(Rows from a dataset of charts and code)
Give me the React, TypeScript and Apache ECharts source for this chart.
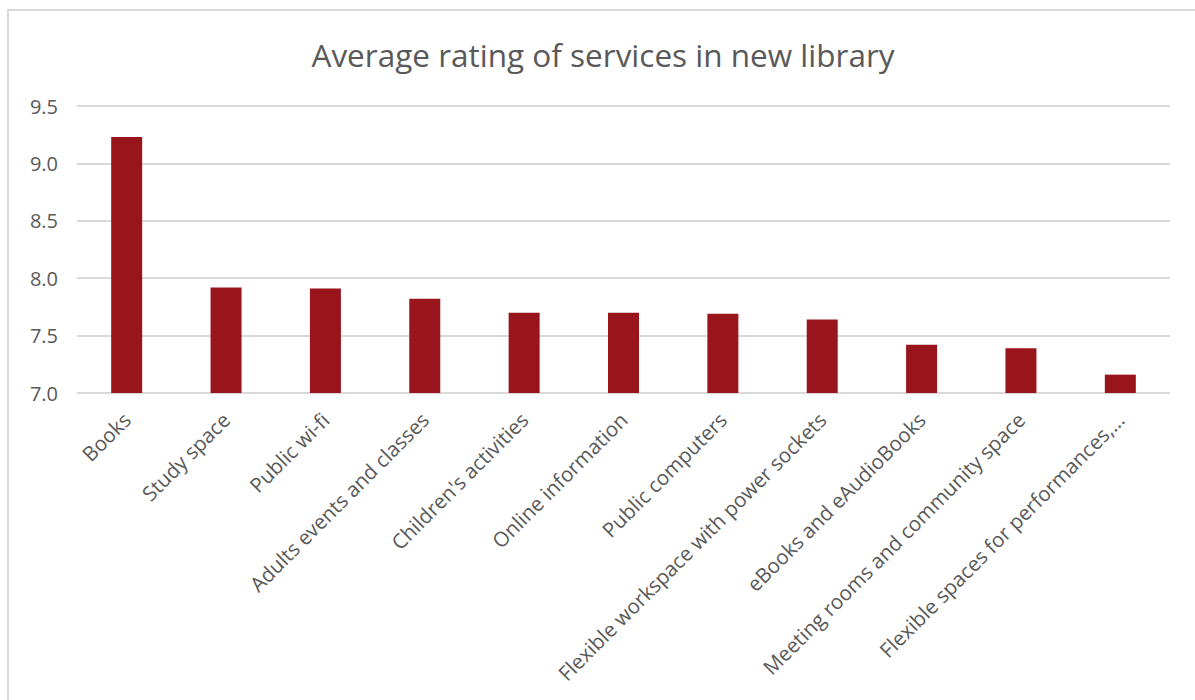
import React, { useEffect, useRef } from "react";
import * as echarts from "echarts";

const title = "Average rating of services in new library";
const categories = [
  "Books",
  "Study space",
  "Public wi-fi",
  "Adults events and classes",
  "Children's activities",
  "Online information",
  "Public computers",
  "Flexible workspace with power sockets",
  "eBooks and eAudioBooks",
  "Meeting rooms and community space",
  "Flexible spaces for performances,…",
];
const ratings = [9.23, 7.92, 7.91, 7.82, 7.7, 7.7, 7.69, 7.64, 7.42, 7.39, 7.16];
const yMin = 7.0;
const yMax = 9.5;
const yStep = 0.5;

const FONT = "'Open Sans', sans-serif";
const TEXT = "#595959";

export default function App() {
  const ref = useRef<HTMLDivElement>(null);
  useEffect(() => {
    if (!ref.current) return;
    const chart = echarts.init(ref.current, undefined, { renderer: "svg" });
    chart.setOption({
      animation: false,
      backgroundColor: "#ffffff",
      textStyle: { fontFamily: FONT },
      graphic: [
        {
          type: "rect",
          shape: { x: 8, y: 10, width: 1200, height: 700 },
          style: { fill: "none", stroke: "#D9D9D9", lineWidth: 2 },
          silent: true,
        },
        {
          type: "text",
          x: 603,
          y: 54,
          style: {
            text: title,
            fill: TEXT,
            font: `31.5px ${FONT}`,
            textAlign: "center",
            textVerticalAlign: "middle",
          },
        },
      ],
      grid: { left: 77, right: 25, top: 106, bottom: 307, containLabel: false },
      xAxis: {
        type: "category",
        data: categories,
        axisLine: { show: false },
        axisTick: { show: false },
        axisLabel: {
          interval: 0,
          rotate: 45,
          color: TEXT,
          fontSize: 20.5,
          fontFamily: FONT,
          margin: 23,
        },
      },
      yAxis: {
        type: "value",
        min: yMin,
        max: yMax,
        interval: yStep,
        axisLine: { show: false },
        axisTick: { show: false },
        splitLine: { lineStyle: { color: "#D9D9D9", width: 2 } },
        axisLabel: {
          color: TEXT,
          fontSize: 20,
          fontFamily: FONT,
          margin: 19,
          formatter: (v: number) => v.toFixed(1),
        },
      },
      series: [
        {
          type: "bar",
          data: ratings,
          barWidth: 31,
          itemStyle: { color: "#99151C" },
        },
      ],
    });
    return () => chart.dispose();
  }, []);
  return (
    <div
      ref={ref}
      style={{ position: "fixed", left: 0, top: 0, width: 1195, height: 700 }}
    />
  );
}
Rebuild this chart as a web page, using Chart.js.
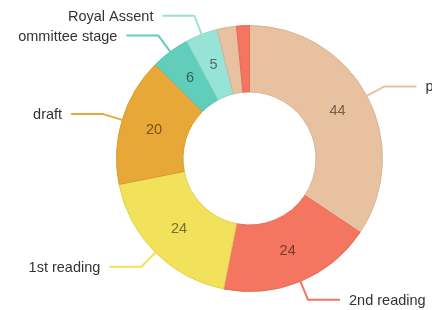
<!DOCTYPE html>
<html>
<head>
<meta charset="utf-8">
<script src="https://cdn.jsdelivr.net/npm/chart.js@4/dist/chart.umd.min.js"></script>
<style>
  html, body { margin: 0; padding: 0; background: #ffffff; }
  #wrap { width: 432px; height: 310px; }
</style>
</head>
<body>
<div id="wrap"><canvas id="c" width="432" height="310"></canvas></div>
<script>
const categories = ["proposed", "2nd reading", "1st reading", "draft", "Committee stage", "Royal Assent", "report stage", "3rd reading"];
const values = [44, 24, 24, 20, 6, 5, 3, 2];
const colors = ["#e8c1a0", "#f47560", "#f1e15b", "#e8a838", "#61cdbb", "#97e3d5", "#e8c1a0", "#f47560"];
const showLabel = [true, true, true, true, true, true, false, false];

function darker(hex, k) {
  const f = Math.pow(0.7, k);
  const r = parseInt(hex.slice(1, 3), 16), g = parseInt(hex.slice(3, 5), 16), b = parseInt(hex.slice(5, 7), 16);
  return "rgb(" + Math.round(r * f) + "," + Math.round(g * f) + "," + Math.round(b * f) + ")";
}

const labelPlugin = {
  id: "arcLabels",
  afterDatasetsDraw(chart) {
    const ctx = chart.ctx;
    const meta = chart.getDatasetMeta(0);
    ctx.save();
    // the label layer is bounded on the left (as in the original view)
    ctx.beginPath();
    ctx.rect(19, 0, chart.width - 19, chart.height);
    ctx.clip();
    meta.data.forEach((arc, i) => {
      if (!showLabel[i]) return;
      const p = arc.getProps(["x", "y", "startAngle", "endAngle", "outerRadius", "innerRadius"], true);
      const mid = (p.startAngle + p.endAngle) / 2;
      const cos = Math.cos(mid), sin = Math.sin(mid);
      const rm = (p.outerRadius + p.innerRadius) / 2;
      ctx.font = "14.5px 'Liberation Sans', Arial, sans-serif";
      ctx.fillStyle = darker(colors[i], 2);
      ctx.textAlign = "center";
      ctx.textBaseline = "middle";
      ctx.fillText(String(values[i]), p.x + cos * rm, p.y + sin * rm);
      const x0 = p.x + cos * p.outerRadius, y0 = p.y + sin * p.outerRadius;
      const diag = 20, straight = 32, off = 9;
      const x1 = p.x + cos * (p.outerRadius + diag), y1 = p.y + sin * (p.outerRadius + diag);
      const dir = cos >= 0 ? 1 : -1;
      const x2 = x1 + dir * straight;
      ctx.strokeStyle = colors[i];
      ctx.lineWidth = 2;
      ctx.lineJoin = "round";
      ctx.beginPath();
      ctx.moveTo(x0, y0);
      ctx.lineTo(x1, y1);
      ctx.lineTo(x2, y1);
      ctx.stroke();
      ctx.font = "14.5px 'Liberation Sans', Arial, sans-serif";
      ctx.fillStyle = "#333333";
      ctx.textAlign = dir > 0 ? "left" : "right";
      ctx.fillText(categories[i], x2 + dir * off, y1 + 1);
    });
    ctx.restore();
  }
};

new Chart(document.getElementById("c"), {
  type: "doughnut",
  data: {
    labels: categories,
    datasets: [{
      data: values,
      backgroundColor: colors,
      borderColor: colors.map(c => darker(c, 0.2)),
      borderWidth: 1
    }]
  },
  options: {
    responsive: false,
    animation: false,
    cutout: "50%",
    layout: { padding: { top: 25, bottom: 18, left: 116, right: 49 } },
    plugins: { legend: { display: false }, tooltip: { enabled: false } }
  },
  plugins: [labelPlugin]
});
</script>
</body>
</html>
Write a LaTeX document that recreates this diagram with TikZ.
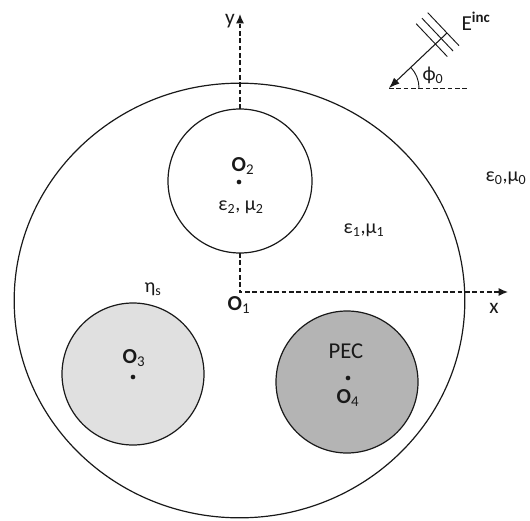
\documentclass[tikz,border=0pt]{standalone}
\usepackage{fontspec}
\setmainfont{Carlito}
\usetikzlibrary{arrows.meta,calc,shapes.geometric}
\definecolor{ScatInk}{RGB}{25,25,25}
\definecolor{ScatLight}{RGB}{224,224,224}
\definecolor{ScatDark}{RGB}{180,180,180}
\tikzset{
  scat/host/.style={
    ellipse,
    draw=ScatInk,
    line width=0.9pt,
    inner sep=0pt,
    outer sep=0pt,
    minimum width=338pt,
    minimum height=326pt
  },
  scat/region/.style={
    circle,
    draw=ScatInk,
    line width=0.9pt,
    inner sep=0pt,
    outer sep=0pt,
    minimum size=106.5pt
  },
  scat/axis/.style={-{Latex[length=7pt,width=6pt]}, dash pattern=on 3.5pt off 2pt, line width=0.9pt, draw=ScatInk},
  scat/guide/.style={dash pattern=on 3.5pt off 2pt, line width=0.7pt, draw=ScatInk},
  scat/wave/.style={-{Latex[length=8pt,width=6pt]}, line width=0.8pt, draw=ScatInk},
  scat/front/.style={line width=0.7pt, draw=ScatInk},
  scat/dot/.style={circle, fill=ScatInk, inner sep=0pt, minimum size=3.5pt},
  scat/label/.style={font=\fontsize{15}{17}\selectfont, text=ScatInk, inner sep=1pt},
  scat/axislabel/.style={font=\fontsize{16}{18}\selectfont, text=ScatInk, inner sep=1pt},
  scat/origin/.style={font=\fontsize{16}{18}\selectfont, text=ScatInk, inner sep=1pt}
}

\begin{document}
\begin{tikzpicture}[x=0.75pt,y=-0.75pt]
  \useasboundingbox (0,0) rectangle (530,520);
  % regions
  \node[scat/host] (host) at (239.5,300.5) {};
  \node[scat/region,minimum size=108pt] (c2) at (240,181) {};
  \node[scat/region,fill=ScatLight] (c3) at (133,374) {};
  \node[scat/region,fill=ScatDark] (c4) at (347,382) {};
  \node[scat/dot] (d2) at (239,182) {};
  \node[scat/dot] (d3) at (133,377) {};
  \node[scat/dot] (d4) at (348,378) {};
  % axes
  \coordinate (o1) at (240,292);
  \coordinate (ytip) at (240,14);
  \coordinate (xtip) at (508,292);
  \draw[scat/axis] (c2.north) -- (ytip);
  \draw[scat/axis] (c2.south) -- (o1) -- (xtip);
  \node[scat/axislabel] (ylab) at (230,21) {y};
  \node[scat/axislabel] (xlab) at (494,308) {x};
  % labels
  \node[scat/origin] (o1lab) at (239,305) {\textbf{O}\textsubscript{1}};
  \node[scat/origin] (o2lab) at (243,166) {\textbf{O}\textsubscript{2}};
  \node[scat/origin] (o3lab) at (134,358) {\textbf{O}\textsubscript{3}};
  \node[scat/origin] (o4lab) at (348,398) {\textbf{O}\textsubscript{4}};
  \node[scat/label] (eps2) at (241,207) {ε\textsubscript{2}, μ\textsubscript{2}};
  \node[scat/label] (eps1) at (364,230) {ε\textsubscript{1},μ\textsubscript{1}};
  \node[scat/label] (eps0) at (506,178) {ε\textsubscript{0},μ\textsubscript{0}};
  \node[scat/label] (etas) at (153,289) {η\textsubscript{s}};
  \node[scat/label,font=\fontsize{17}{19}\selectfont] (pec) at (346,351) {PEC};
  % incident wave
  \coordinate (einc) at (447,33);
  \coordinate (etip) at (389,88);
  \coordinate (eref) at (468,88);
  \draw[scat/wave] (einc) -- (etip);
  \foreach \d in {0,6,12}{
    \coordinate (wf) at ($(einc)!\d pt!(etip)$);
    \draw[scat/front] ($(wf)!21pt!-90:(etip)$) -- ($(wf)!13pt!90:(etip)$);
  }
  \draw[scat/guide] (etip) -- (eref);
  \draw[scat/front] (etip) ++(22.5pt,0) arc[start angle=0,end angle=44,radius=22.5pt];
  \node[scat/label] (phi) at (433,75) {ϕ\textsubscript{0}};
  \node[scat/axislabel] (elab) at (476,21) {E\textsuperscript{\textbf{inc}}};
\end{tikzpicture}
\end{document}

WRITTEN REQUEST →
Tally the lines of the listing in which the word "React" occurs, and state the total alone.

OUTPUT BELOW →
2